▶ [BRIEF]
All of the material should be reproduced exactly, with pictures left out.

▶ [DATA PROVIDED]
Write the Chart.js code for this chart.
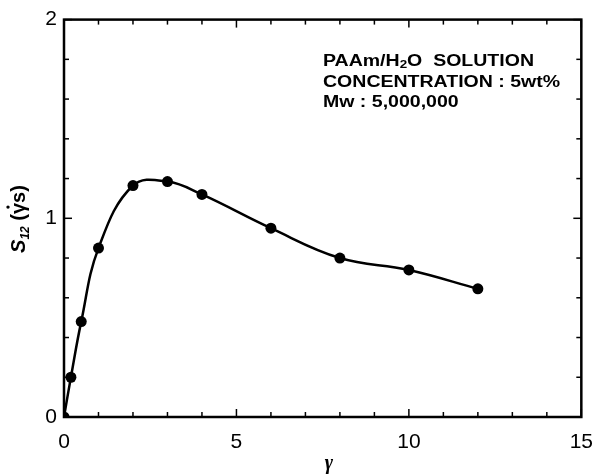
<!DOCTYPE html>
<html>
<head>
<meta charset="utf-8">
<style>
  html, body { margin: 0; padding: 0; background: #fff; }
  #chart { display: block; }
</style>
<script src="https://cdn.jsdelivr.net/npm/chart.js@4/dist/chart.umd.min.js"></script>
</head>
<body>
<canvas id="chart" width="606" height="475"></canvas>
<script>
// shear rate and S12 values of the solution
const gammaValues = [0, 0.2, 0.5, 1, 2, 3, 4, 6, 8, 10, 12];
const s12Values = [0, 0.2, 0.48, 0.85, 1.165, 1.185, 1.12, 0.95, 0.80, 0.74, 0.645];

// axis ticks
const xTickValues = [0, 5, 10, 15];
const yTickValues = [0, 1, 2];
const xMinorStep = 1;
const yMinorStep = 0.2;

const infoLines = [
    [{ t: 'PAAm/H' }, { t: '2', sub: true }, { t: 'O  SOLUTION' }],
    [{ t: 'CONCENTRATION : 5wt%' }],
    [{ t: 'Mw : 5,000,000' }]
];

const FONT = '"Liberation Sans", Arial, Helvetica, sans-serif';

// frame on all four sides with inward major/minor ticks
const framePlugin = {
    id: 'frame',
    afterDraw(chart) {
        const { ctx, chartArea: a, scales } = chart;
        const xs = scales.x, ys = scales.y;
        ctx.save();
        ctx.strokeStyle = '#000';
        ctx.lineWidth = 1.5;
        const tick = (x1, y1, x2, y2) => {
            ctx.beginPath(); ctx.moveTo(x1, y1); ctx.lineTo(x2, y2); ctx.stroke();
        };
        for (let v = xs.min; v <= xs.max + 1e-9; v += xMinorStep) {
            const px = xs.getPixelForValue(v);
            const len = xTickValues.includes(v) ? 8 : 5;
            tick(px, a.bottom, px, a.bottom - len);
            tick(px, a.top, px, a.top + len);
        }
        for (let i = 0; ys.min + i * yMinorStep <= ys.max + 1e-9; i++) {
            const v = ys.min + i * yMinorStep;
            const py = ys.getPixelForValue(v);
            const len = Math.abs(v - Math.round(v)) < 1e-6 ? 8 : 5;
            tick(a.left, py, a.left + len, py);
            tick(a.right, py, a.right - len, py);
        }
        ctx.lineWidth = 2.5;
        ctx.strokeRect(a.left, a.top, a.right - a.left, a.bottom - a.top);
        ctx.restore();
    }
};

// axis titles and the sample description
const textPlugin = {
    id: 'texts',
    afterDraw(chart) {
        const { ctx } = chart;
        ctx.save();
        ctx.fillStyle = '#000';

        // x title: gamma
        ctx.font = 'italic bold 20px "Liberation Serif", "Times New Roman", serif';
        ctx.textAlign = 'center';
        ctx.textBaseline = 'alphabetic';
        ctx.fillText('γ', 329, 469);

        // y title: S12 (gamma-dot s)
        ctx.translate(25, 219);
        ctx.rotate(-Math.PI / 2);
        const runs = [
            { t: 'S', f: 'italic bold 20px ' + FONT, dy: 0 },
            { t: '12', f: 'italic bold 12px ' + FONT, dy: 4 },
            { t: ' (', f: 'bold 20px ' + FONT, dy: 0 },
            { t: 'γ', f: 'bold 20px ' + FONT, dy: 0, dot: true },
            { t: 's)', f: 'bold 20px ' + FONT, dy: 0 }
        ];
        let total = 0;
        runs.forEach(r => { ctx.font = r.f; r.w = ctx.measureText(r.t).width; total += r.w; });
        let x = -total / 2;
        ctx.textAlign = 'left';
        runs.forEach(r => {
            ctx.font = r.f;
            ctx.fillText(r.t, x, r.dy);
            if (r.dot) {
                ctx.beginPath();
                ctx.arc(x + r.w * 0.62, -17, 1.7, 0, Math.PI * 2);
                ctx.fill();
            }
            x += r.w;
        });
        ctx.restore();

        // description block, wide bold lettering
        ctx.save();
        ctx.fillStyle = '#000';
        ctx.textAlign = 'left';
        const baselines = [66, 87, 107];
        infoLines.forEach((line, i) => {
            ctx.save();
            ctx.translate(323, baselines[i]);
            ctx.scale(1.22, 1);
            let lx = 0;
            line.forEach(seg => {
                ctx.font = (seg.sub ? 'bold 11px ' : 'bold 16px ') + FONT;
                ctx.fillText(seg.t, lx, seg.sub ? 2 : 0);
                lx += ctx.measureText(seg.t).width;
            });
            ctx.restore();
        });
        ctx.restore();
    }
};

const points = gammaValues.map((g, i) => ({ x: g, y: s12Values[i] }));

new Chart(document.getElementById('chart'), {
    type: 'scatter',
    data: {
        datasets: [{
            data: points,
            showLine: true,
            tension: 0.4,
            borderColor: '#000',
            borderWidth: 2.5,
            pointRadius: 5.5,
            pointBackgroundColor: '#000',
            pointBorderColor: '#000',
            pointBorderWidth: 0
        }]
    },
    options: {
        responsive: false,
        animation: false,
        layout: { padding: { top: 16, right: 13, left: 0, bottom: 0 } },
        plugins: {
            legend: { display: false },
            tooltip: { enabled: false }
        },
        scales: {
            x: {
                type: 'linear',
                min: 0,
                max: 15,
                afterBuildTicks: s => { s.ticks = xTickValues.map(v => ({ value: v })); },
                afterFit: s => { s.height = 58; },
                grid: { display: false, drawTicks: false },
                border: { display: false },
                ticks: {
                    color: '#000',
                    padding: 13,
                    maxRotation: 0,
                    font: { family: FONT, size: 21 }
                }
            },
            y: {
                type: 'linear',
                min: 0,
                max: 2,
                afterBuildTicks: s => { s.ticks = yTickValues.map(v => ({ value: v })); },
                afterFit: s => { s.width = 64; },
                grid: { display: false, drawTicks: false },
                border: { display: false },
                ticks: {
                    color: '#000',
                    padding: 7,
                    font: { family: FONT, size: 21 }
                }
            }
        }
    },
    plugins: [framePlugin, textPlugin]
});
</script>
</body>
</html>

▶ [EXPECTED OUTPUT]
Write the Chart.js code for this chart.
<!DOCTYPE html>
<html>
<head>
<meta charset="utf-8">
<style>
  html, body { margin: 0; padding: 0; background: #fff; }
  #chart { display: block; }
</style>
<script src="https://cdn.jsdelivr.net/npm/chart.js@4/dist/chart.umd.min.js"></script>
</head>
<body>
<canvas id="chart" width="606" height="475"></canvas>
<script>
// shear rate and S12 values of the solution
const gammaValues = [0, 0.2, 0.5, 1, 2, 3, 4, 6, 8, 10, 12];
const s12Values = [0, 0.2, 0.48, 0.85, 1.165, 1.185, 1.12, 0.95, 0.80, 0.74, 0.645];

// axis ticks
const xTickValues = [0, 5, 10, 15];
const yTickValues = [0, 1, 2];
const xMinorStep = 1;
const yMinorStep = 0.2;

const infoLines = [
    [{ t: 'PAAm/H' }, { t: '2', sub: true }, { t: 'O  SOLUTION' }],
    [{ t: 'CONCENTRATION : 5wt%' }],
    [{ t: 'Mw : 5,000,000' }]
];

const FONT = '"Liberation Sans", Arial, Helvetica, sans-serif';

// frame on all four sides with inward major/minor ticks
const framePlugin = {
    id: 'frame',
    afterDraw(chart) {
        const { ctx, chartArea: a, scales } = chart;
        const xs = scales.x, ys = scales.y;
        ctx.save();
        ctx.strokeStyle = '#000';
        ctx.lineWidth = 1.5;
        const tick = (x1, y1, x2, y2) => {
            ctx.beginPath(); ctx.moveTo(x1, y1); ctx.lineTo(x2, y2); ctx.stroke();
        };
        for (let v = xs.min; v <= xs.max + 1e-9; v += xMinorStep) {
            const px = xs.getPixelForValue(v);
            const len = xTickValues.includes(v) ? 8 : 5;
            tick(px, a.bottom, px, a.bottom - len);
            tick(px, a.top, px, a.top + len);
        }
        for (let i = 0; ys.min + i * yMinorStep <= ys.max + 1e-9; i++) {
            const v = ys.min + i * yMinorStep;
            const py = ys.getPixelForValue(v);
            const len = Math.abs(v - Math.round(v)) < 1e-6 ? 8 : 5;
            tick(a.left, py, a.left + len, py);
            tick(a.right, py, a.right - len, py);
        }
        ctx.lineWidth = 2.5;
        ctx.strokeRect(a.left, a.top, a.right - a.left, a.bottom - a.top);
        ctx.restore();
    }
};

// axis titles and the sample description
const textPlugin = {
    id: 'texts',
    afterDraw(chart) {
        const { ctx } = chart;
        ctx.save();
        ctx.fillStyle = '#000';

        // x title: gamma
        ctx.font = 'italic bold 20px "Liberation Serif", "Times New Roman", serif';
        ctx.textAlign = 'center';
        ctx.textBaseline = 'alphabetic';
        ctx.fillText('γ', 329, 469);

        // y title: S12 (gamma-dot s)
        ctx.translate(25, 219);
        ctx.rotate(-Math.PI / 2);
        const runs = [
            { t: 'S', f: 'italic bold 20px ' + FONT, dy: 0 },
            { t: '12', f: 'italic bold 12px ' + FONT, dy: 4 },
            { t: ' (', f: 'bold 20px ' + FONT, dy: 0 },
            { t: 'γ', f: 'bold 20px ' + FONT, dy: 0, dot: true },
            { t: 's)', f: 'bold 20px ' + FONT, dy: 0 }
        ];
        let total = 0;
        runs.forEach(r => { ctx.font = r.f; r.w = ctx.measureText(r.t).width; total += r.w; });
        let x = -total / 2;
        ctx.textAlign = 'left';
        runs.forEach(r => {
            ctx.font = r.f;
            ctx.fillText(r.t, x, r.dy);
            if (r.dot) {
                ctx.beginPath();
                ctx.arc(x + r.w * 0.62, -17, 1.7, 0, Math.PI * 2);
                ctx.fill();
            }
            x += r.w;
        });
        ctx.restore();

        // description block, wide bold lettering
        ctx.save();
        ctx.fillStyle = '#000';
        ctx.textAlign = 'left';
        const baselines = [66, 87, 107];
        infoLines.forEach((line, i) => {
            ctx.save();
            ctx.translate(323, baselines[i]);
            ctx.scale(1.22, 1);
            let lx = 0;
            line.forEach(seg => {
                ctx.font = (seg.sub ? 'bold 11px ' : 'bold 16px ') + FONT;
                ctx.fillText(seg.t, lx, seg.sub ? 2 : 0);
                lx += ctx.measureText(seg.t).width;
            });
            ctx.restore();
        });
        ctx.restore();
    }
};

const points = gammaValues.map((g, i) => ({ x: g, y: s12Values[i] }));

new Chart(document.getElementById('chart'), {
    type: 'scatter',
    data: {
        datasets: [{
            data: points,
            showLine: true,
            tension: 0.4,
            borderColor: '#000',
            borderWidth: 2.5,
            pointRadius: 5.5,
            pointBackgroundColor: '#000',
            pointBorderColor: '#000',
            pointBorderWidth: 0
        }]
    },
    options: {
        responsive: false,
        animation: false,
        layout: { padding: { top: 16, right: 13, left: 0, bottom: 0 } },
        plugins: {
            legend: { display: false },
            tooltip: { enabled: false }
        },
        scales: {
            x: {
                type: 'linear',
                min: 0,
                max: 15,
                afterBuildTicks: s => { s.ticks = xTickValues.map(v => ({ value: v })); },
                afterFit: s => { s.height = 58; },
                grid: { display: false, drawTicks: false },
                border: { display: false },
                ticks: {
                    color: '#000',
                    padding: 13,
                    maxRotation: 0,
                    font: { family: FONT, size: 21 }
                }
            },
            y: {
                type: 'linear',
                min: 0,
                max: 2,
                afterBuildTicks: s => { s.ticks = yTickValues.map(v => ({ value: v })); },
                afterFit: s => { s.width = 64; },
                grid: { display: false, drawTicks: false },
                border: { display: false },
                ticks: {
                    color: '#000',
                    padding: 7,
                    font: { family: FONT, size: 21 }
                }
            }
        }
    },
    plugins: [framePlugin, textPlugin]
});
</script>
</body>
</html>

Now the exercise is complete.